Les organisations, associations et personnalités nationales et de défense des droits de l'Homme ont signé, le 16 septembre 2024, une « déclaration de solidarité et de soutien aux magistrats tunisiens et condamnation des pratiques du ministère de la justice qui portent atteinte à l'indépendance de la justice ».
Ayant pris connaissance du communiqué de l'Association des magistrats tunisiens publié le 9 septembre 2024 sous le titre « Le ministère de la Justice s'approprie pleinement les pouvoirs du Conseil de la magistrature judiciaire et franchit toutes les lignes rouges dans la domination du pouvoir judiciaire ».
Ayant examiné la situation du pouvoir judiciaire tunisien après la dissolution du Conseil supérieur de la magistrature le 12 février 2022, la révocation de 57 juges le 1er juin 2022, le refus d'exécuter les décisions judiciaires rendues par le tribunal administratif en faveur de 49 d'entre eux, le gel de l'activité du Conseil provisoire de la magistrature judiciaire en créant une vacance dans sa composition et en ne comblant pas délibérément cette vacance pendant près d'une année, ce qui l'a empêché de se réunir faute de quorum, et le ministère de la Justice exploitant cette situation qu'il a provoquée pour étendre son contrôle sur les parcours professionnels des juges et les contrôler directement par des transferts, des promotions et des nominations via des notes de service directement émises par la ministre de la Justice et en dehors de tout cadre juridique l'autorisant à le faire.
Ayant constaté que le recours aux notes de service, tout au long de l'année judiciaire 2023-2024, a été fréquent et intensif et visé plusieurs juges des trois rangs dans le contexte de leur travail sur des dossiers liés aux militants politiques et des droits de l'Homme et aux infractions électorales impliquant des candidats aux prochaines élections présidentielles et les jugements qu'ils ont prononcés et les décisions qu'ils ont prises à cet égard.
Les signataires condamnent fermement l'usurpation totale par le ministère de la Justice et l'autorité exécutive des pouvoirs du Conseil provisoire de la magistrature afin de gérer et de contrôler unilatéralement la carrière des juges et de contrôler leurs jugements et leurs décisions judiciaires dans les dossiers qui leur sont confiés.
Ils refusent l'état de vide institutionnel imposé par le pouvoir exécutif au pouvoir judiciaire en provoquant délibérément une vacance dans la composition de son conseil provisoire et en gelant ses travaux pour permettre au ministère de la Justice de s'emparer et de contrôler ses pouvoirs et de les mettre au service des buts et objectifs du pouvoir politique.
Les signataires déclarent leur rejet absolu de la gestion directe de la carrière des juges par le pouvoir exécutif et le ministère de la Justice, qui est totalement contraire à la Constitution, aux textes juridiques applicables et aux normes internationales en matière d'indépendance du pouvoir judiciaire, et demandent qu'il soit mis fin d'urgence à cette situation sans précédent.

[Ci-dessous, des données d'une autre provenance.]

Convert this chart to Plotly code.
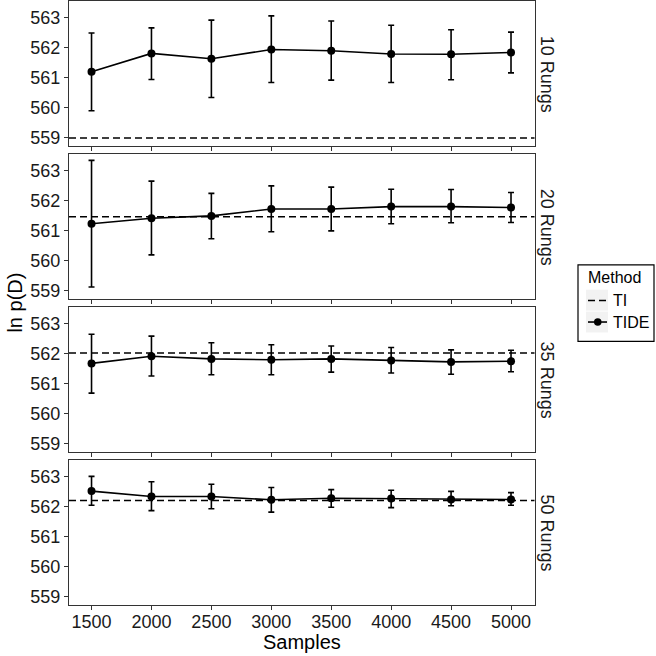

Ils expriment leur entière solidarité avec tous les juges qui ont été touchés par des mesures arbitraires et punitives des autorités dans l'exercice de leur devoir d'appliquer correctement la loi et de jouer leur rôle dans la protection des droits et des libertés, et les appellent à continuer à défendre leur impartialité et l'indépendance de leurs jugements et de leurs décisions afin de protéger l'État de droit et l'intégrité du pouvoir judiciaire.
Les signataires appellent tous les juges à prendre leurs distances par rapport à toute tentative de les instrumentaliser pour porter atteinte aux droits et aux libertés et pour opprimer les voix libres.
Ils les invitent notamment à se rappeler la responsabilité du serment qu'ils ont prêté d'exercer leurs fonctions avec impartialité et intégrité, saluant tous les juges qui restent fidèles aux valeurs d'un pouvoir judiciaire indépendant, à l'État de droit, à la défense des droits et des libertés et aux valeurs de la démocratie, malgré les pressions qu'ils endurent.
Parmi les signataires on retrouve l’Association des magistrats tunisiens, la Ligue tunisienne des droits de l'Homme, l’Association tunisienne des femmes démocrates, l’Association tunisienne pour la défense des libertés individuelles, Mourakiboun, EuroMed Rights, Amnesty International Tunisie et l’Organisation mondiale contre la torture.